Le tecnologie elettroniche e computazionali concorrono allo sviluppo esponenziale dell’intelligenza artificiale e della robotica. Queste due tecnologie, grazie allo sviluppo della nanoelettronica e del computing biomorfo, si stanno sviluppando oltre ogni limite compatibile con la capacità umana di controllo e di interazione, tanto che eminenti scienziati come Stephen Hawking (il noto fisico, matematico e astrofisico britannico) hanno avanzato l’ipotesi che l’intelligenza artificiale e la robotica, attualmente ancora in fase embrionale dello sviluppo, possano, in un futuro non molto lontano, sfuggire al controllo umano e addirittura provocare la scomparsa del genere umano. Di conseguenza, tali scienziati chiedono una moratoria allo sviluppo dell’intelligenza artificiale, anche se sono evidenti i benefici che questa, nella fase iniziale dello sviluppo, darà agli esseri umani, relativamente al miglioramento delle condizioni di vita. Secondo Hawking l’attuale trend di sviluppo dell’intelligenza artificiale porterà presto a una forma di super intelligenza che potenzialmente sarà in grado di sostituire completamente quella umana. Hawking ha stimato in 100 anni il periodo di tempo in cui maturerà la condizione di singolarità per l’intelligenza artificiale (e quindi il potenziale annullamento del genere umano). Altri, come Ray Kurzweil, capo ingegneria di Google, anticipano a 30 anni il punto di singolarità.
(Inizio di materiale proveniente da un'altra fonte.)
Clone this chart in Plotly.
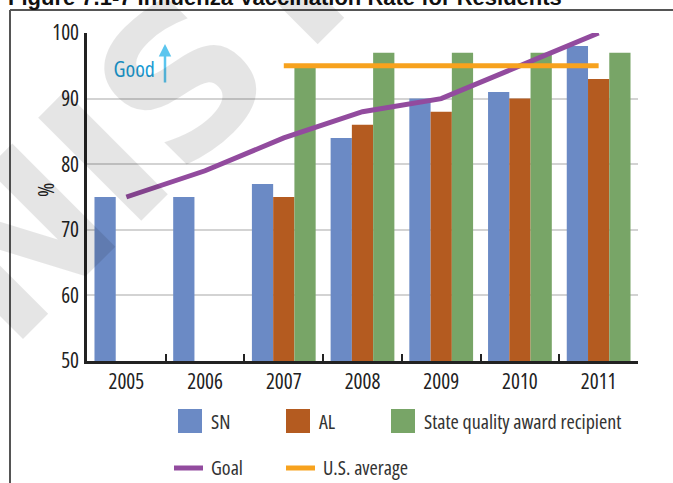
import plotly.graph_objects as go

# ---- data ----
years = ["2005", "2006", "2007", "2008", "2009", "2010", "2011"]
sn = [75, 75, 77, 84, 90, 91, 98]
al = [None, None, 75, 86, 88, 90, 93]
state_award = [None, None, 95, 97, 97, 97, 97]
goal = [75, 79, 84, 88, 90, 95, 100]
us_average = [None, None, 95, 95, 95, 95, 95]

bar_series = ["SN", "AL", "State quality award recipient"]
line_series = ["Goal", "U.S. average"]
y_ticks = [50, 60, 70, 80, 90, 100]

# ---- style ----
FONT = "Open Sans, Arial, sans-serif"
C_SN = "#6b8ac5"
C_AL = "#b45b20"
C_STATE = "#78a567"
C_GOAL = "#924b9e"
C_US = "#f7a21e"
W, H = 673, 483
ML, MR, MT, MB = 87, 35, 33, 122
PW, PH = W - ML - MR, H - MT - MB


def px(x):
    """pixel column -> paper x"""
    return (x - ML) / PW


def py(y):
    """pixel row -> paper y"""
    return 1 - (y - MT) / PH


fig = go.Figure()
for name, vals, col in zip(bar_series, [sn, al, state_award], [C_SN, C_AL, C_STATE]):
    fig.add_trace(go.Bar(x=years, y=vals, name=name, marker_color=col,
                         marker_line_width=0, showlegend=False))

fig.add_trace(go.Scatter(x=years, y=goal, name="Goal", mode="lines",
                         line=dict(color=C_GOAL, width=5), cliponaxis=False,
                         showlegend=False))
fig.add_trace(go.Scatter(x=years, y=us_average, name="U.S. average", mode="lines",
                         line=dict(color=C_US, width=5), cliponaxis=False,
                         showlegend=False))

shapes = []
annotations = []

# frame around the figure
shapes.append(dict(type="line", xref="paper", yref="paper", x0=px(10), x1=px(10),
                   y0=py(10), y1=py(483), line=dict(color="#555", width=2)))
shapes.append(dict(type="line", xref="paper", yref="paper", x0=px(10), x1=px(673),
                   y0=py(10), y1=py(10), line=dict(color="#555", width=2)))

# title (runs off the top edge)
annotations.append(dict(text="<b>Figure 7.1-7 Influenza Vaccination Rate for Residents</b>",
                        xref="paper", yref="paper", x=px(6), y=py(12),
                        xanchor="left", yanchor="bottom", align="left", showarrow=False,
                        font=dict(family="Liberation Sans, Arial", size=22, color="#111")))

# y-axis title
annotations.append(dict(text="%", xref="paper", yref="paper", x=px(45), y=py(190),
                        xanchor="center", yanchor="middle", showarrow=False, textangle=-90,
                        font=dict(family=FONT, size=22, color="#222")))

# "Good" direction marker
annotations.append(dict(text="Good", xref="paper", yref="paper", x=px(157), y=py(68),
                        xanchor="right", yanchor="middle", align="right", showarrow=False,
                        font=dict(family=FONT, size=22, color="#1a9bd3")))
annotations.append(dict(text="", xref="paper", yref="paper", x=px(165), y=py(44),
                        ax=0, ay=40, showarrow=True, arrowhead=2, arrowsize=1,
                        arrowwidth=2.5, arrowcolor="#5bc5ee"))

# legend: swatches + labels
bar_cols = [C_SN, C_AL, C_STATE]
bar_x = [178, 286, 391]
for name, col, x0 in zip(bar_series, bar_cols, bar_x):
    shapes.append(dict(type="rect", xref="paper", yref="paper", x0=px(x0), x1=px(x0 + 24),
                       y0=py(433), y1=py(409), fillcolor=col, line_width=0))
    annotations.append(dict(text=name, xref="paper", yref="paper", x=px(x0 + 31), y=py(421),
                            xanchor="left", yanchor="middle", align="left", showarrow=False,
                            font=dict(family=FONT, size=20, color="#333")))
line_cols = [C_GOAL, C_US]
line_x = [174, 286]
for name, col, x0 in zip(line_series, line_cols, line_x):
    shapes.append(dict(type="line", xref="paper", yref="paper", x0=px(x0), x1=px(x0 + 29),
                       y0=py(468), y1=py(468), line=dict(color=col, width=5)))
    annotations.append(dict(text=name, xref="paper", yref="paper", x=px(x0 + 35), y=py(467),
                            xanchor="left", yanchor="middle", align="left", showarrow=False,
                            font=dict(family=FONT, size=20, color="#333")))

# watermark
annotations.append(dict(text="<b>NIST</b>", xref="paper", yref="paper", x=px(145), y=py(118),
                        xanchor="center", yanchor="middle", showarrow=False, textangle=-45,
                        font=dict(family="DejaVu Sans", size=200, color="rgba(0,0,0,0.10)")))

fig.update_layout(
    width=W, height=H,
    margin=dict(l=ML, r=MR, t=MT, b=MB),
    paper_bgcolor="white", plot_bgcolor="white",
    barmode="group", bargap=0.19, bargroupgap=0,
    showlegend=False,
    font=dict(family=FONT, size=20, color="#222"),
    shapes=shapes, annotations=annotations,
    xaxis=dict(type="category", categoryorder="array", categoryarray=years,
               showline=True, linecolor="#222", linewidth=2.5,
               ticks="inside", tickson="boundaries", ticklen=7, tickwidth=2,
               tickcolor="#222", showgrid=False,
               tickfont=dict(family=FONT, size=21, color="#222")),
    yaxis=dict(range=[50, 100], tickvals=y_ticks, showgrid=True, gridcolor="#d3d3d3",
               gridwidth=2, showline=True, linecolor="#222", linewidth=2.5,
               zeroline=False, ticks="", ticklabelstandoff=1,
               tickfont=dict(family=FONT, size=21, color="#222")),
)

# narrow the chart lettering (title and watermark keep their normal width)
narrow_js = """
var gd = document.getElementById('{plot_id}');
gd.querySelectorAll('text').forEach(function (t) {
  var s = t.textContent;
  if (s === 'NIST' || s.indexOf('Figure') === 0) { return; }
  t.style.fontStretch = '78%';
});
"""

fig.write_html("out.html", post_script=narrow_js)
Lontana o vicina, la singolarità dell’intelligenza artificiale non cambia i termini della questione: l’intelligenza artificiale, rispetto a tulle le altre tecnologie ha una serie di peculiarità che sfuggono alla capacità di controllo degli esseri umani (per esempio la capacità di autoreplicarsi degli agenti fisici e degli agenti temporali). Il vero pericolo dell’intelligenza artificiale non è tanto quello rappresentato nella fantascienza come “ribellione” verso l’uomo, ma è quello che può accadere quando una superintelligenza si rivela particolarmente brava nell’eseguire un compito e tale compito non è allineato con quelli che interessano gli esseri umani, determinando in tal modo un conflitto tra essere umano e macchina. È a questo punto che cominciano i guai seri per gli esseri umani.